Wednesday, July 28, 2010
Day 10: Labor of Love
I have been largely focusing on the mechanics of making this quilt in my blog entries, which was not my intention. I meant this blog to be about the journey this quilt takes me through mentally and emotionally. It's not that I am not thinking about the person this quilt is intended for or that I am not feeling the love I have for this person... or I want them to feel through the warmth of this quilt. Honestly, I am feeling so much that I don't quiet know how to express it. A part of me feels like making this quilt is symbolic of saying goodbye. While I know that's really not necessary yet, I feel this sense of loss. Piecing and pressing a quilt is very time consuming and gives you LOTS of time to think and reflect.

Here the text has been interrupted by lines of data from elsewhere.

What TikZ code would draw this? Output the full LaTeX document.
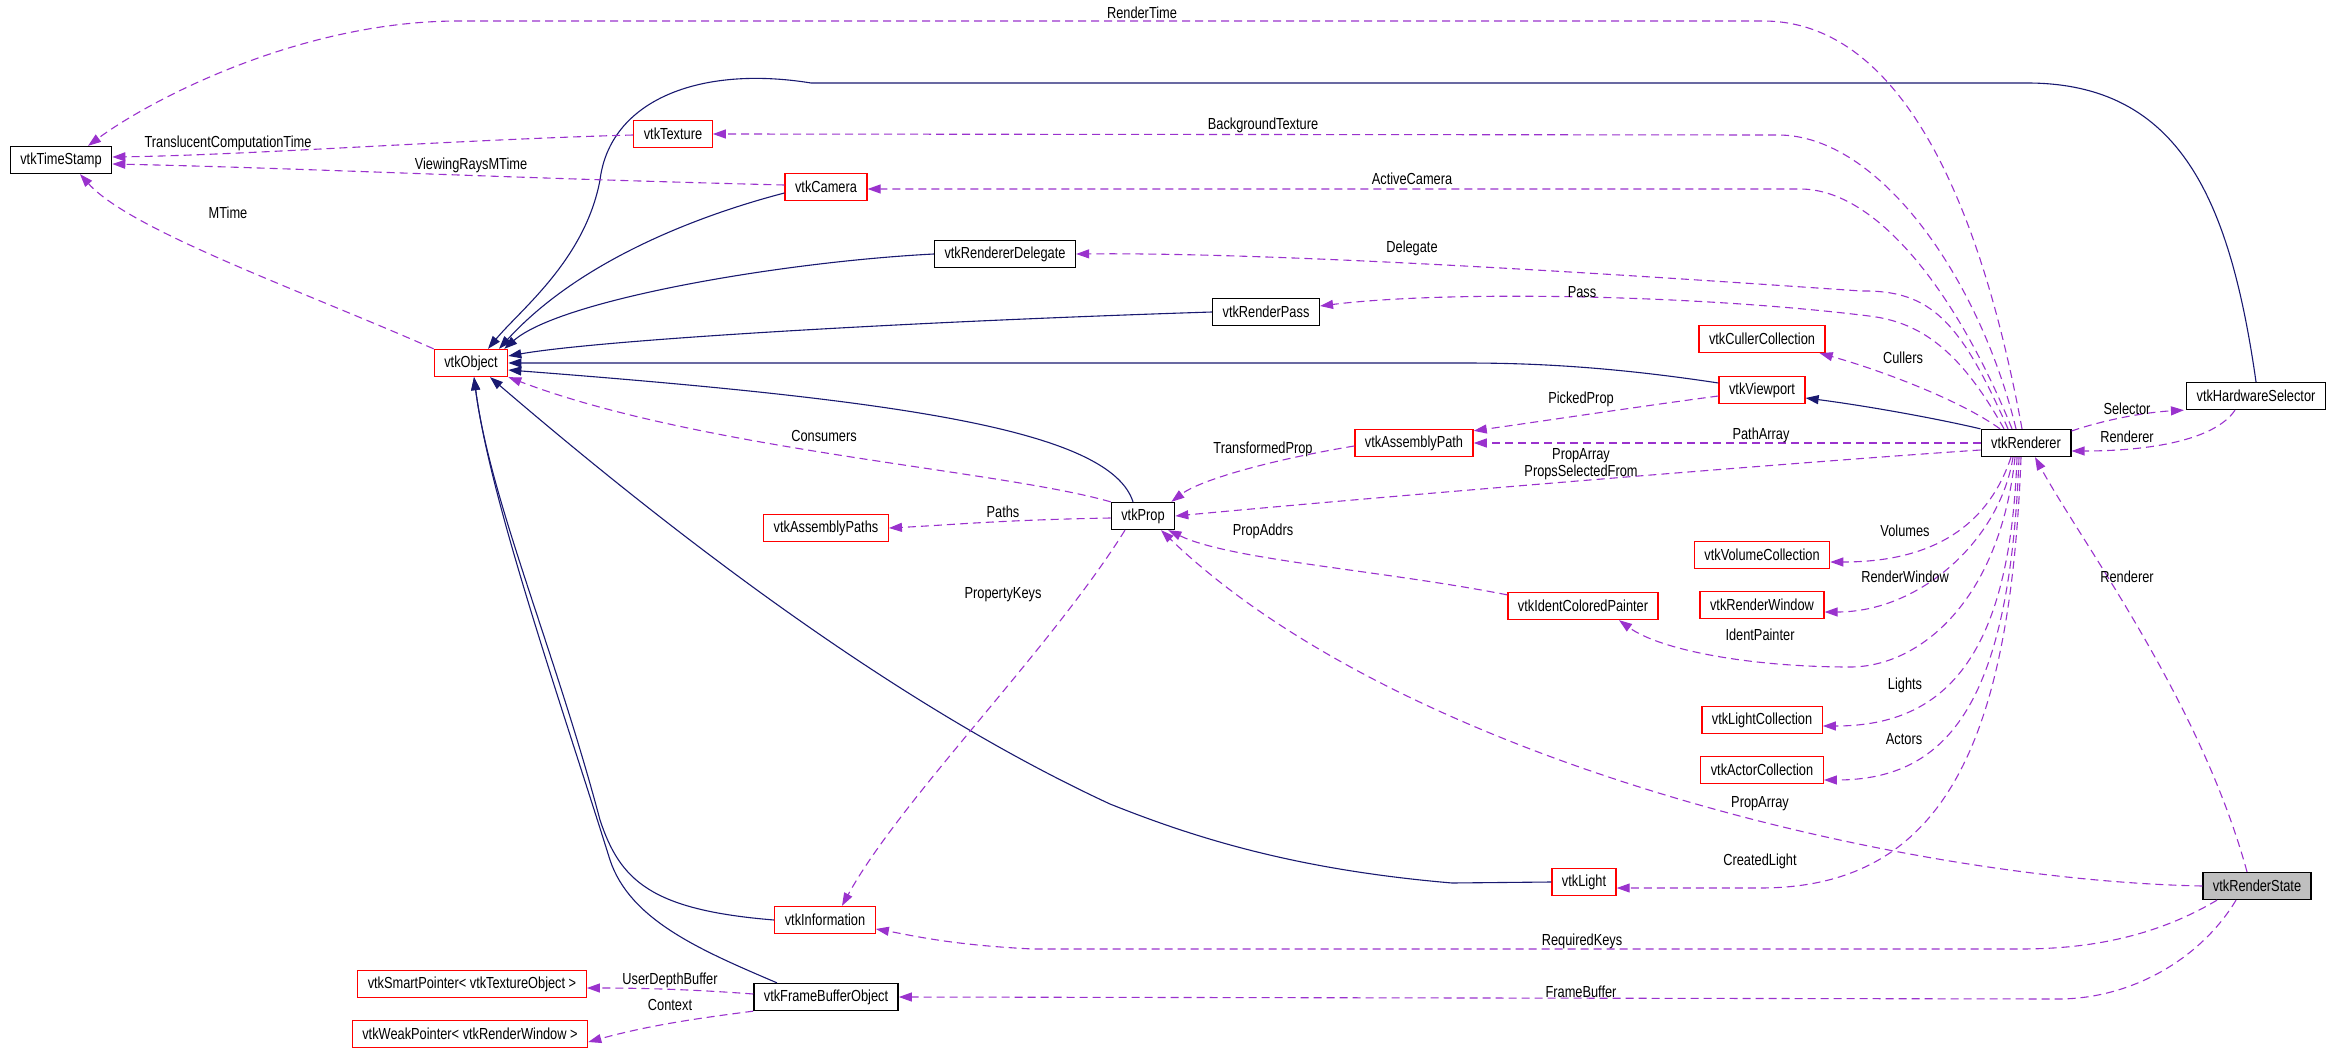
\documentclass[tikz,border=0pt]{standalone}
\usepackage{fontspec}
\setmainfont{Liberation Sans}[FakeStretch=0.8]
\usetikzlibrary{arrows.meta}
\definecolor{inh}{HTML}{191970}
\definecolor{use}{HTML}{9A32CD}
\begin{document}
\begin{tikzpicture}[x=1pt,y=-1pt,
  every node/.style={font=\fontsize{16}{18}\selectfont},
  cls/.style={draw=red,line width=1.3pt,inner xsep=10pt,inner ysep=0pt,minimum height=27pt,fill=white},
  clsb/.style={cls,draw=black},
  lbl/.style={inner sep=1pt},
  inhe/.style={draw=inh,line width=1.1pt,-{Triangle[length=13pt,width=9pt]}},
  usee/.style={draw=use,line width=1.1pt,dash pattern=on 8pt off 5pt,-{Triangle[length=13pt,width=9pt]}}]
\useasboundingbox (0,0) rectangle (2336,1064);
% nodes
\node[clsb] (ts) at (61,160) {vtkTimeStamp};
\node[cls] (tex) at (673,134) {vtkTexture};
\node[cls] (cam) at (826,187) {vtkCamera};
\node[clsb] (del) at (1005,254) {vtkRendererDelegate};
\node[cls] (obj) at (471,363) {vtkObject};
\node[clsb] (pass) at (1266,312) {vtkRenderPass};
\node[cls] (cull) at (1762,339) {vtkCullerCollection};
\node[cls] (vp) at (1762,390) {vtkViewport};
\node[cls] (ap) at (1414,443) {vtkAssemblyPath};
\node[clsb] (ren) at (2026,443) {vtkRenderer};
\node[clsb] (hws) at (2256,396) {vtkHardwareSelector};
\node[clsb] (prop) at (1143,516) {vtkProp};
\node[cls] (aps) at (826,528) {vtkAssemblyPaths};
\node[cls] (vol) at (1762,555) {vtkVolumeCollection};
\node[cls] (rw) at (1762,605) {vtkRenderWindow};
\node[cls] (icp) at (1583,606) {vtkIdentColoredPainter};
\node[cls] (lc) at (1762,720) {vtkLightCollection};
\node[cls] (ac) at (1762,770) {vtkActorCollection};
\node[cls] (light) at (1584,882) {vtkLight};
\node[clsb,fill={rgb,255:red,191;green,191;blue,191}] (rs) at (2257,886) {vtkRenderState};
\node[cls] (info) at (825,920) {vtkInformation};
\node[cls] (sp) at (472,984) {vtkSmartPointer< vtkTextureObject >};
\node[cls] (wp) at (470,1034) {vtkWeakPointer< vtkRenderWindow >};
\node[clsb] (fbo) at (826,997) {vtkFrameBufferObject};
% inheritance
\draw[inhe] (hws.north) .. controls (2230,200) and (2180,83) .. (2027,83) -- (811,83) .. controls (700,65) and (610,100) .. (600,180) .. controls (585,260) and (520,310) .. ([xshift=17pt]obj.north);
\draw[inhe] ([yshift=-6pt]cam.west) .. controls (700,215) and (580,260) .. ([xshift=28pt]obj.north);
\draw[inhe] (del.west) .. controls (780,262) and (560,300) .. ([xshift=-4pt]obj.north east);
\draw[inhe] (pass.west) .. controls (900,322) and (600,340) .. ([yshift=7pt]obj.east);
\draw[inhe] ([yshift=7pt]vp.west) .. controls (1600,365) and (1520,363) .. (1462,363) -- (obj.east);
\draw[inhe] ([xshift=-10pt]prop.north) .. controls (1110,430) and (900,400) .. ([yshift=-7pt]obj.east);
\draw[inhe] (info.west) .. controls (650,910) and (620,880) .. (600,820) .. controls (555,650) and (490,500) .. ([xshift=3pt]obj.south);
\draw[inhe] ([xshift=-49pt]fbo.north) .. controls (700,950) and (630,920) .. (610,860) .. controls (560,700) and (490,500) .. ([xshift=3pt]obj.south);
\draw[inhe] (light.west) -- (1452,883) .. controls (1300,870) and (1200,840) .. (1110,804) .. controls (950,730) and (750,600) .. ([xshift=19pt]obj.south);
\draw[inhe] (ren.north west) .. controls (1930,417) and (1860,405) .. ([yshift=-8pt]vp.east);
% usage
\draw[usee] ([xshift=-4pt]ren.north) .. controls (1980,200) and (1900,21) .. (1763,21) -- (459,21) .. controls (300,21) and (150,100) .. ([xshift=27pt]ts.north);
\draw[usee] ([yshift=-1pt]tex.west) .. controls (450,140) and (250,155) .. ([yshift=3pt]ts.east);
\draw[usee] ([yshift=2pt]cam.west) .. controls (500,178) and (300,168) .. ([yshift=-4pt]ts.east);
\draw[usee] (obj.north west) .. controls (300,290) and (130,230) .. ([xshift=19pt]ts.south);
\draw[usee] ([xshift=-10pt]ren.north) .. controls (1980,280) and (1880,135) .. (1778,135) -- (tex.east);
\draw[usee] ([xshift=-14pt]ren.north) .. controls (1960,300) and (1880,189) .. (1800,189) -- ([yshift=-2pt]cam.east);
\draw[usee] ([xshift=-18pt]ren.north) .. controls (1960,320) and (1930,290) .. (1861,291) .. controls (1700,280) and (1300,252) .. (del.east);
\draw[usee] ([xshift=-22pt]ren.north) .. controls (1960,350) and (1920,322) .. (1869,316) .. controls (1700,295) and (1450,290) .. ([yshift=6pt]pass.east);
\draw[usee] ([xshift=-26pt]ren.north) .. controls (1960,400) and (1880,370) .. ([xshift=-6pt]cull.south east);
\draw[usee] ([yshift=-6pt]vp.west) .. controls (1650,405) and (1550,420) .. ([yshift=-2pt]ap.north east);
\draw[usee] (ren.west) -- (ap.east);
\draw[usee] ([yshift=-7pt]ren.west) .. controls (1800,462) and (1400,495) .. (prop.east);
\draw[usee] ([yshift=-3pt]ap.west) .. controls (1270,460) and (1200,480) .. ([xshift=-4pt]prop.north east);
\draw[usee] (prop.north west) .. controls (1000,470) and (700,450) .. (obj.south east);
\draw[usee] ([yshift=-2pt]prop.west) .. controls (1000,520) and (950,525) .. (aps.east);
\draw[usee] ([xshift=-18pt]prop.south) .. controls (1050,650) and (900,800) .. ([xshift=17pt]info.north);
\draw[usee] ([yshift=-3pt]icp.north west) .. controls (1380,570) and (1230,560) .. ([xshift=-7pt]prop.south east);
\draw[usee] ([xshift=-15pt]ren.south) .. controls (1990,520) and (1940,562) .. ([yshift=-7pt]vol.east);
\draw[usee] ([xshift=-13pt]ren.south) .. controls (2000,540) and (1920,612) .. ([yshift=-7pt]rw.east);
\draw[usee] ([xshift=-11pt]ren.south) .. controls (2000,600) and (1920,667) .. (1850,667) .. controls (1750,667) and (1660,650) .. ([xshift=36pt]icp.south);
\draw[usee] ([xshift=-9pt]ren.south) .. controls (2010,650) and (1950,726) .. ([yshift=-6pt]lc.east);
\draw[usee] ([xshift=-7pt]ren.south) .. controls (2010,700) and (1950,780) .. ([yshift=-10pt]ac.east);
\draw[usee] ([xshift=-5pt]ren.south) .. controls (2010,750) and (1940,888) .. (1760,888) -- ([yshift=-6pt]light.east);
\draw[usee] ([yshift=12pt]ren.east) .. controls (2110,418) and (2150,412) .. ([xshift=-2pt]hws.south west);
\draw[usee] ([xshift=-21pt]hws.south) .. controls (2215,440) and (2150,451) .. ([yshift=-8pt]ren.east);
\draw[usee] ([xshift=-10pt]rs.north) .. controls (2200,700) and (2080,540) .. ([xshift=9pt]ren.south);
\draw[usee] (rs.west) .. controls (1900,880) and (1400,760) .. ([xshift=18pt]prop.south);
\draw[usee] ([xshift=-40pt]rs.south) .. controls (2150,940) and (2080,949) .. (2020,949) -- (1033,949) .. controls (950,945) and (910,935) .. ([yshift=-9pt]info.east);
\draw[usee] ([xshift=-21pt]rs.south) .. controls (2200,960) and (2130,999) .. (2058,999) -- (fbo.east);
\draw[usee] ([yshift=3pt]fbo.west) .. controls (700,990) and (650,988) .. ([yshift=-4pt]sp.east);
\draw[usee] (fbo.south west) .. controls (700,1018) and (650,1025) .. ([yshift=-8pt]wp.east);
% labels
\node[lbl] (l1) at (1142,13) {RenderTime};
\node[lbl] (l2) at (228,143) {TranslucentComputationTime};
\node[lbl] (l3) at (471,165) {ViewingRaysMTime};
\node[lbl] (l4) at (228,213) {MTime};
\node[lbl] (l5) at (824,436) {Consumers};
\node[lbl] (l6) at (1003,512) {Paths};
\node[lbl] (l7) at (1263,125) {BackgroundTexture};
\node[lbl] (l8) at (1412,179) {ActiveCamera};
\node[lbl] (l9) at (1412,248) {Delegate};
\node[lbl] (l10) at (1582,292) {Pass};
\node[lbl] (l11) at (1903,358) {Cullers};
\node[lbl] (l12) at (1581,399) {PickedProp};
\node[lbl] (l13) at (1761,435) {PathArray};
\node[lbl] (l14) at (1581,456) {PropArray};
\node[lbl] (l15) at (1581,472) {PropsSelectedFrom};
\node[lbl] (l16) at (1263,449) {TransformedProp};
\node[lbl] (l17) at (2127,409) {Selector};
\node[lbl] (l18) at (2127,437) {Renderer};
\node[lbl] (l19) at (1263,531) {PropAddrs};
\node[lbl] (l20) at (1905,531) {Volumes};
\node[lbl] (l21) at (1003,595) {PropertyKeys};
\node[lbl] (l22) at (670,980) {UserDepthBuffer};
\node[lbl] (l23) at (670,1005) {Context};
\node[lbl] (l24) at (1905,577) {RenderWindow};
\node[lbl] (l25) at (1760,635) {IdentPainter};
\node[lbl] (l26) at (1905,685) {Lights};
\node[lbl] (l27) at (1904,739) {Actors};
\node[lbl] (l28) at (1760,804) {PropArray};
\node[lbl] (l29) at (1760,861) {CreatedLight};
\node[lbl] (l30) at (1582,941) {RequiredKeys};
\node[lbl] (l31) at (1581,992) {FrameBuffer};
\node[lbl] (l32) at (2127,577) {Renderer};
\end{tikzpicture}
\end{document}
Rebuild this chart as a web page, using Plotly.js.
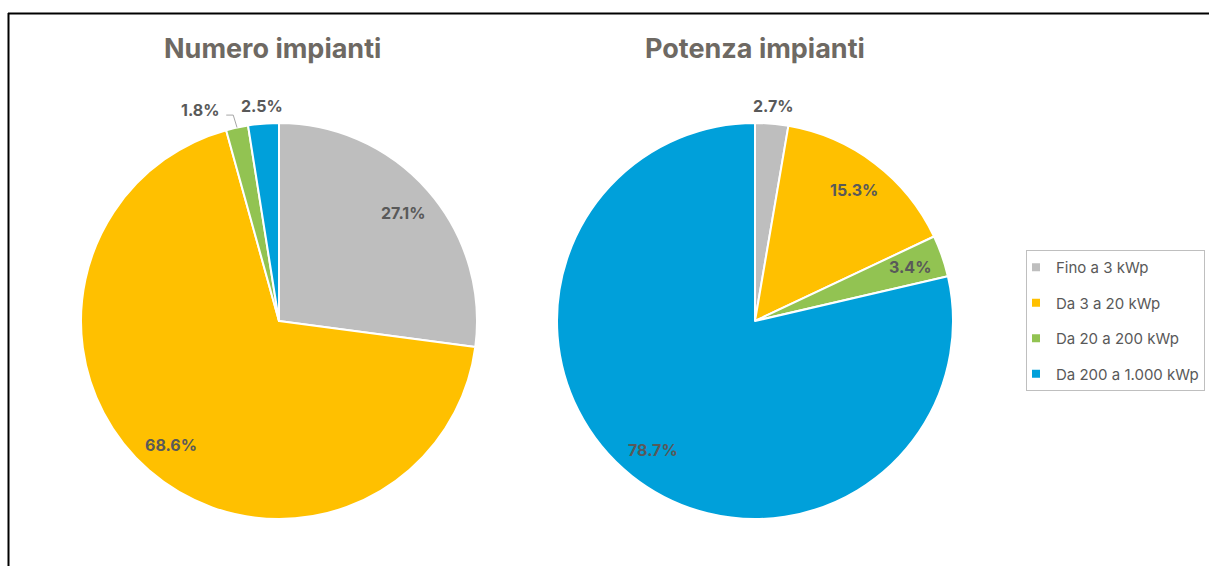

That has been the hardest part.... I am remembering secret hamburger recipes and woodworking projects and I am crying. Word to the wise: Don't cry on your quilts while pressing, tears leave a mark. I don't want to have to hang on to these memories just yet, I just want to make more. Whoever said, "it's a labor of love" most definitely was talking about quilting. It is a laborious process that exhaust you mentally, physically and sometimes emotionally. But not only is it hard work, it is a expression of the love you have for the quilt recipient. You do all this work to show someone how much you love them and hope that they feel that love every time they wrap themselves in your gift. But it is more than just that... it is a sacrifice of oneself to another, someone special. All to say, "I love you."